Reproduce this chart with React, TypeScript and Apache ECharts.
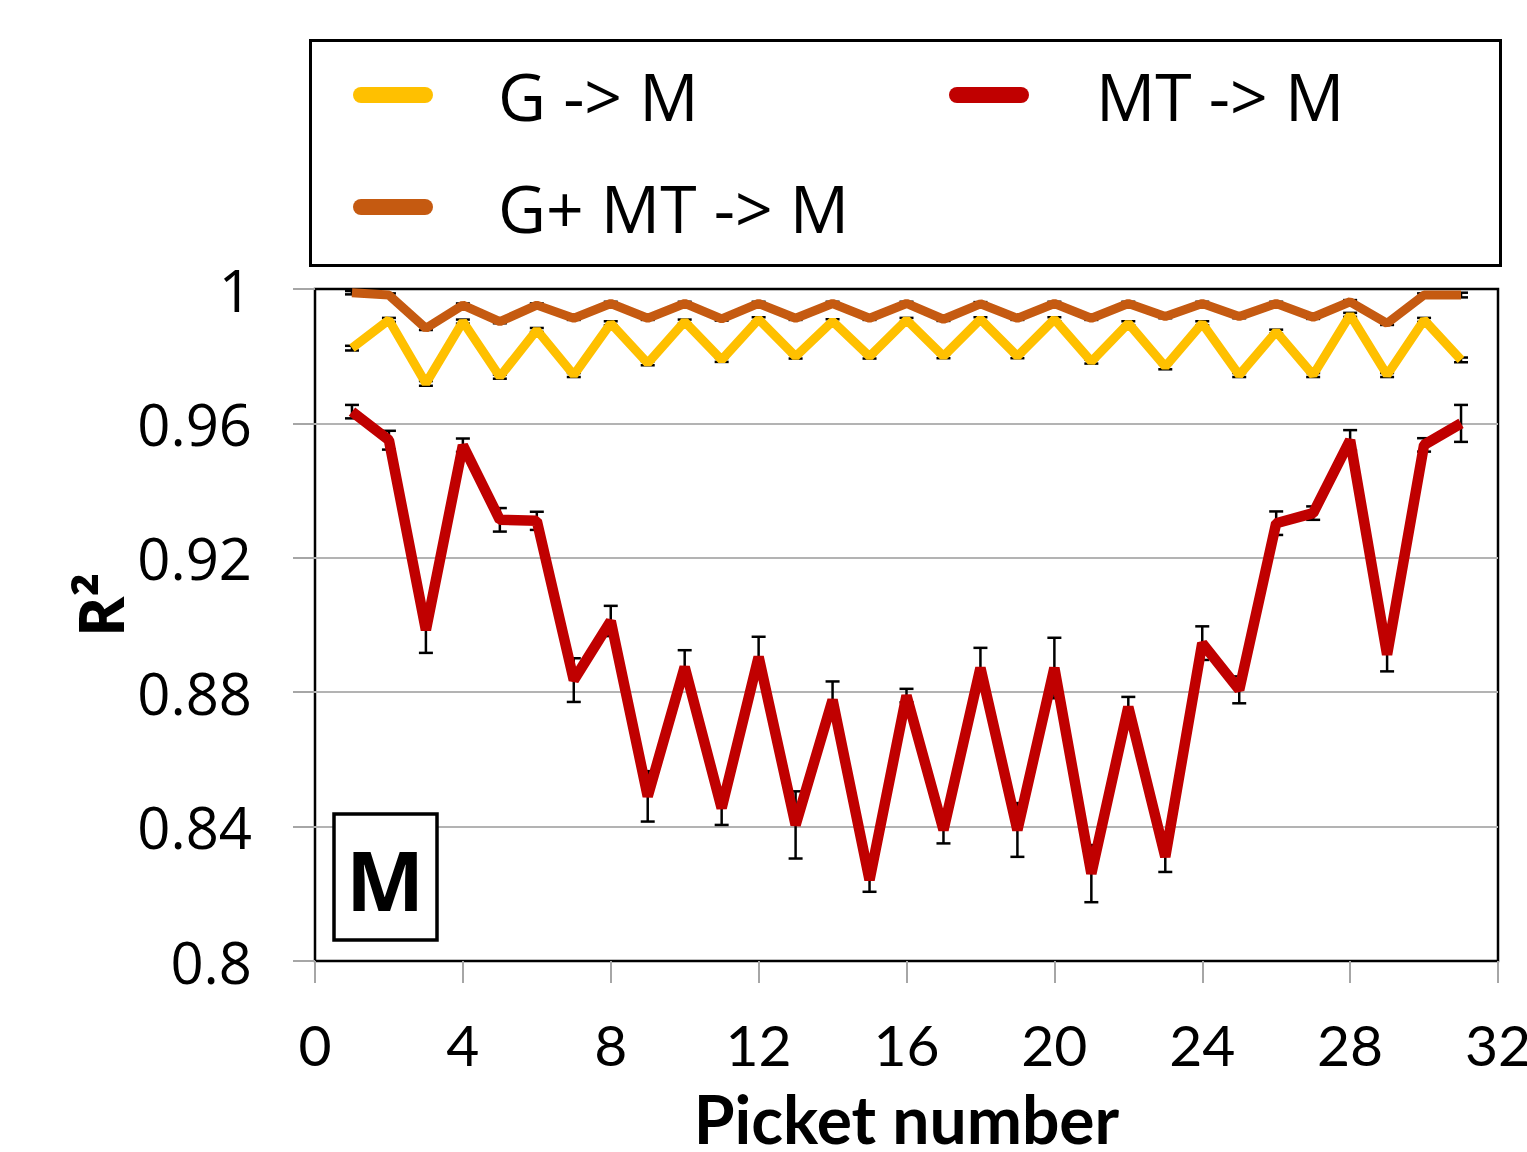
import React, { useEffect, useRef } from "react";
import * as echarts from "echarts";

const pickets = [1, 2, 3, 4, 5, 6, 7, 8, 9, 10, 11, 12, 13, 14, 15, 16, 17, 18, 19, 20, 21, 22, 23, 24, 25, 26, 27, 28, 29, 30, 31];

const gToM = [0.9824, 0.9908, 0.9719, 0.9903, 0.9739, 0.9878, 0.9744, 0.9898, 0.9779, 0.9903, 0.9789, 0.991, 0.9799, 0.9904, 0.9799, 0.9908, 0.98, 0.991, 0.98, 0.991, 0.9784, 0.9898, 0.9769, 0.9898, 0.9744, 0.9873, 0.9744, 0.9923, 0.9744, 0.9908, 0.9789];
const gToMErr = [0.0007, 0.0006, 0.0007, 0.0006, 0.0006, 0.0006, 0.0006, 0.0006, 0.0006, 0.0006, 0.0006, 0.0006, 0.0006, 0.0006, 0.0006, 0.0006, 0.0006, 0.0006, 0.0006, 0.0006, 0.0006, 0.0006, 0.0008, 0.0006, 0.0006, 0.0006, 0.0006, 0.0006, 0.0006, 0.0006, 0.0007];

const mtToM = [0.9635, 0.955, 0.8985, 0.9535, 0.9313, 0.931, 0.8836, 0.9012, 0.849, 0.8875, 0.8455, 0.8905, 0.8405, 0.8777, 0.8241, 0.879, 0.839, 0.8872, 0.839, 0.8872, 0.826, 0.8756, 0.831, 0.8946, 0.8807, 0.9303, 0.9333, 0.955, 0.8912, 0.9536, 0.96];
const mtToMErr = [0.002, 0.0028, 0.0068, 0.002, 0.0035, 0.0027, 0.0065, 0.0045, 0.0075, 0.005, 0.005, 0.006, 0.01, 0.0055, 0.0035, 0.002, 0.004, 0.006, 0.008, 0.009, 0.0085, 0.003, 0.0045, 0.005, 0.004, 0.0035, 0.002, 0.003, 0.005, 0.002, 0.0055];

const gmtToM = [0.9989, 0.9982, 0.9883, 0.9952, 0.9903, 0.9952, 0.9913, 0.9957, 0.9913, 0.9957, 0.9911, 0.9957, 0.9913, 0.9957, 0.9913, 0.9957, 0.991, 0.9956, 0.9913, 0.9957, 0.9913, 0.9957, 0.9918, 0.9957, 0.9918, 0.9957, 0.9916, 0.9962, 0.9898, 0.9982, 0.9982];
const gmtToMErr = [0.0005, 0.0005, 0.0005, 0.0005, 0.0005, 0.0005, 0.0005, 0.0005, 0.0005, 0.0005, 0.0005, 0.0005, 0.0005, 0.0005, 0.0005, 0.0005, 0.0005, 0.0005, 0.0005, 0.0005, 0.0005, 0.0005, 0.0005, 0.0005, 0.0005, 0.0005, 0.0005, 0.0005, 0.0005, 0.0005, 0.0007];

const seriesNames = ["G -> M", "MT -> M", "G+ MT -> M"];
const seriesColors = ["#FFC000", "#C00000", "#C55A11"];

const FONT = "'Open Sans', 'Liberation Sans', sans-serif";
const AXFONT = "Lato, 'Open Sans', sans-serif";
const ICON = "path://M8,0 H72 A8,8 0 0 1 72,16 H8 A8,8 0 0 1 8,0 Z";

function errData(vals: number[], errs: number[]) {
  return pickets.map((p, i) => [p, vals[i] - errs[i], vals[i] + errs[i]]);
}

function errorSeries(vals: number[], errs: number[], z: number) {
  return {
    type: "custom",
    z,
    silent: true,
    data: errData(vals, errs),
    encode: { x: 0, y: [1, 2] },
    renderItem: (params: any, api: any) => {
      const x = api.value(0);
      const lo = api.coord([x, api.value(1)]);
      const hi = api.coord([x, api.value(2)]);
      const w = 7;
      const st = { stroke: "#000", lineWidth: 2.5 };
      return {
        type: "group",
        children: [
          { type: "line", shape: { x1: lo[0], y1: lo[1], x2: hi[0], y2: hi[1] }, style: st },
          { type: "line", shape: { x1: lo[0] - w, y1: lo[1], x2: lo[0] + w, y2: lo[1] }, style: st },
          { type: "line", shape: { x1: hi[0] - w, y1: hi[1], x2: hi[0] + w, y2: hi[1] }, style: st },
        ],
      };
    },
  };
}

function legendFor(name: string, left: number, top: number, pad: number) {
  return {
    data: [name],
    left,
    top,
    padding: 0,
    selectedMode: false,
    icon: ICON,
    itemWidth: 80,
    itemHeight: 16,
    textStyle: {
      fontFamily: FONT,
      fontSize: 66,
      lineHeight: 66,
      color: "#000",
      padding: [0, 0, 0, pad],
    },
  };
}

export default function App() {
  const ref = useRef<HTMLDivElement>(null);
  useEffect(() => {
    if (!ref.current) return;
    const chart = echarts.init(ref.current, null, { renderer: "svg" });
    const lineData = (vals: number[]) => pickets.map((p, i) => [p, vals[i]]);
    chart.setOption({
      animation: false,
      backgroundColor: "#fff",
      grid: {
        left: 315,
        top: 289,
        right: 29,
        bottom: 191,
        outerBoundsMode: "none",
        containLabel: false,
        show: true,
        borderColor: "#000",
        borderWidth: 2.5,
        backgroundColor: "transparent",
      },
      legend: [
        legendFor(seriesNames[0], 353, 62, 60),
        legendFor(seriesNames[1], 949, 62, 62),
        legendFor(seriesNames[2], 353, 174, 60),
      ],
      xAxis: {
        type: "value",
        min: 0,
        max: 32,
        interval: 4,
        name: "Picket number",
        nameLocation: "middle",
        nameGap: 124,
        nameTextStyle: { fontFamily: AXFONT, fontSize: 66, lineHeight: 66, fontWeight: "bold", color: "#000" },
        axisLine: { show: false },
        axisTick: { show: true, length: 22, lineStyle: { color: "#a6a6a6", width: 2 } },
        axisLabel: { fontFamily: AXFONT, fontSize: 57, lineHeight: 57, color: "#000", margin: 54 },
        splitLine: { show: false },
      },
      yAxis: {
        type: "value",
        min: 0.8,
        max: 1,
        interval: 0.04,
        axisLine: { show: false },
        axisTick: { show: true, length: 22, lineStyle: { color: "#a6a6a6", width: 2 } },
        axisLabel: {
          fontFamily: FONT,
          fontSize: 58,
          lineHeight: 58,
          color: "#000",
          margin: 63,
          formatter: (v: number) => String(+v.toFixed(2)),
        },
        splitLine: { show: true, showMinLine: false, showMaxLine: false, lineStyle: { color: "#b3b3b3", width: 2 } },
      },
      graphic: [
        {
          type: "rect",
          left: 308,
          top: 38,
          shape: { width: 1190, height: 225 },
          style: { fill: "none", stroke: "#000", lineWidth: 3 },
          z: 1,
        },
        {
          type: "rect",
          shape: { x: 334, y: 814, width: 103, height: 126 },
          style: { fill: "#fff", stroke: "#000", lineWidth: 3.5 },
          z: 10,
        },
        {
          type: "text",
          x: 385,
          y: 878,
          style: {
            text: "M",
            fontFamily: FONT,
            fontSize: 83,
            fontWeight: "bold",
            fill: "#000",
            align: "center",
            verticalAlign: "middle",
          },
          z: 11,
        },
        {
          type: "text",
          x: 100,
          y: 605,
          rotation: Math.PI / 2,
          style: {
            text: "R²",
            fontFamily: FONT,
            fontSize: 62,
            fontWeight: "bold",
            fill: "#000",
            align: "center",
            verticalAlign: "middle",
          },
          z: 11,
        },
      ],
      series: [
        errorSeries(gToM, gToMErr, 1),
        errorSeries(mtToM, mtToMErr, 1),
        errorSeries(gmtToM, gmtToMErr, 1),
        {
          name: seriesNames[0],
          type: "line",
          z: 3,
          data: lineData(gToM),
          showSymbol: false,
          symbol: "none",
          color: seriesColors[0],
          lineStyle: { color: seriesColors[0], width: 9 },
        },
        {
          name: seriesNames[1],
          type: "line",
          z: 3,
          data: lineData(mtToM),
          showSymbol: false,
          symbol: "none",
          color: seriesColors[1],
          lineStyle: { color: seriesColors[1], width: 10.5 },
        },
        {
          name: seriesNames[2],
          type: "line",
          z: 3,
          data: lineData(gmtToM),
          showSymbol: false,
          symbol: "none",
          color: seriesColors[2],
          lineStyle: { color: seriesColors[2], width: 9 },
        },
      ],
    });
    return () => chart.dispose();
  }, []);
  return (
    <div
      ref={ref}
      style={{ position: "fixed", left: 0, top: 0, width: 1527, height: 1152 }}
    />
  );
}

- _TASK TO COMPLETE_:
Pick out each line above that includes "React" and show it.

- _THE RESULT_:
Reproduce this chart with React, TypeScript and Apache ECharts.
import React, { useEffect, useRef } from "react";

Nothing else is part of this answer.